Moving children through the CPA approach in order to master learning enables all children to be successful mathematicians.
The key elements of teaching mathematics through a mastery approach have been identified by the NCETM:
Click below to find out more about the 5 big ideas:
Mathematical talk and language
Being able to talk about mathematics can be challenging for many children. The language around mathematics can be abstract, it can often have more than one meaning and it isn’t necessarily language we hear or use every day. As teachers, we need to expose children to mathematical language and use it every day in the classroom. We should have high expectations that all children are able to use correct mathematical terminology (When completing a subtraction question, rather than “the top number take away the bottom number”, we should expect “the minuend subtract the subtrahend to equal the difference”) The use of sentence stems in the classroom can support this. Sentence stems offer repetition of ideas, a structure from which to develop one’s own thinking and a scaffold for less confident children.
The idea of children learning through talk is not something new. Lev Vygotsky (1896-1934) described how humans are able to learn from each other through social interaction. Through social interaction with peers, children are able to clarify and internalise their own thoughts, whilst learning from each other. Vygotsky went on to describe how a child’s thinking skills are based on the relationship between social interaction and individual thinking time.
The CPA approach is based on the work of Jerome Bruner (1915 – 2016). He identified three stages of learning children move through: enactive, iconic and symbolic. We now know this is the CPA approach (Concrete Pictorial Abstract).
The first stage in children’s learning of a new skill or concept begins at the concrete. Children must first explore a real – life experience to help them develop their initial understanding. Whilst this may not always be possible, we would instead use a manipulative to represent the real life.
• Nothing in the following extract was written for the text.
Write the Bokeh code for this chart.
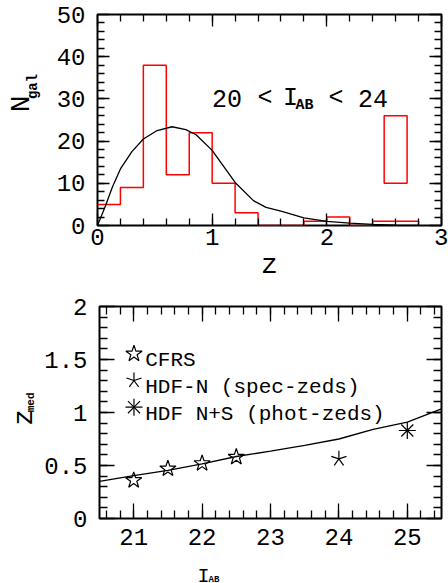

Once children have gained an understanding at this level, they can then be moved towards a pictorial representation of the concrete. This may be an image or a diagram of the mathematical concept. The pictorial stage should act as a bridge between the concrete and abstract. It is also worth noting that children may need the concrete alongside the image. The final stage is the abstract. Ultimately, the aim is to have all children at this point in their learning; however it will take some children longer to reach the abstract than others.
1. Representation and structure
The fundamentals of mathematics lie heavily in the ability to be able to spot patterns and relationships within mathematical concepts. Mathematics should be seen as a web of interlinking structures all of which build on each other. It is crucial to children’s thinking skills that they are able to identify this, rather than seeing different mathematical concepts in isolation of each other. Microscopic planning will help to draw out these relationships, allowing children to link together their understanding to help form the bigger picture. The activities and tasks we give to children must place emphasis on relationships, patterns and structures within maths.
2. Mathematical Thinking
Seldom is there ever one method to solve a mathematical question – this is the nature of maths. We encourage multiple methods, questions such as “is it possible to solve this another way?” develop children’s abilities to think mathematically. We should encourage children to offer proof and reasoning with their solution, rather than taking their immediate answer at face value. Ideas should be discussed and shared with others to help develop understanding across the whole classroom.
Depth of understanding will only be achieved if children develop mathematical coherence. The links between coherence and representation and structure are evident – identifying relationships and patterns. Whilst representation and structure is focused on children being exposed to such ideas through carefully chosen questions, coherence focuses on building on previously learned knowledge. The work of Jean Piaget (1896 – 1990) places emphasis on the importance of coherence. He talked about assimilation and accommodation. When children learn a new skill or concept, they will build on existing knowledge in order to develop understanding (assimilation). This theory of learning fits with the idea of coherence and a mastery approach. Piaget identified that when this was not possible, children had to accommodate new learning – meaning children have to modify their original understanding in order to make way for new knowledge.
Carefully constructed questions should be used to highlight the essential features of the mathematical concepts being taught. There are two types of variation: conceptual variation and procedural variation.
Conceptual variation focuses on identifying the essential features of a key concept as well as the non-essential features. The key question or problem offered to the children will remain the same; however the representations of the problem will differ:
In this example, the child would need to use the different representations of a triangle to identify what it is that makes a triangle, a triangle (what do they all have in common). It is also an opportunity to discuss what is not important (colour, orientation, size).
Procedural variation focuses on developing children’s mathematical thinking skills through careful choice of questions to exemplify patterns and relationships:
Questions such as: “What is the same/different?” “What happens to the solution each time…?” “Can you describe how the addends change in each question…?” These questions will enable discussion within the classroom and conversation about the patterns observed.
This should not be misunderstood as rote learning. Mathematical fluency is based on: accuracy, efficiency and flexibility. The ability to manipulate numbers and the flexibility to be able to move between different mathematical concepts is key to fluency. Being efficient – “is my method the most efficient?” is a question that children should ask themselves. The learning of number facts is crucial in developing mathematical skills and knowledge, but the most important aspect is being able to apply this knowledge to routine and non-routine problems.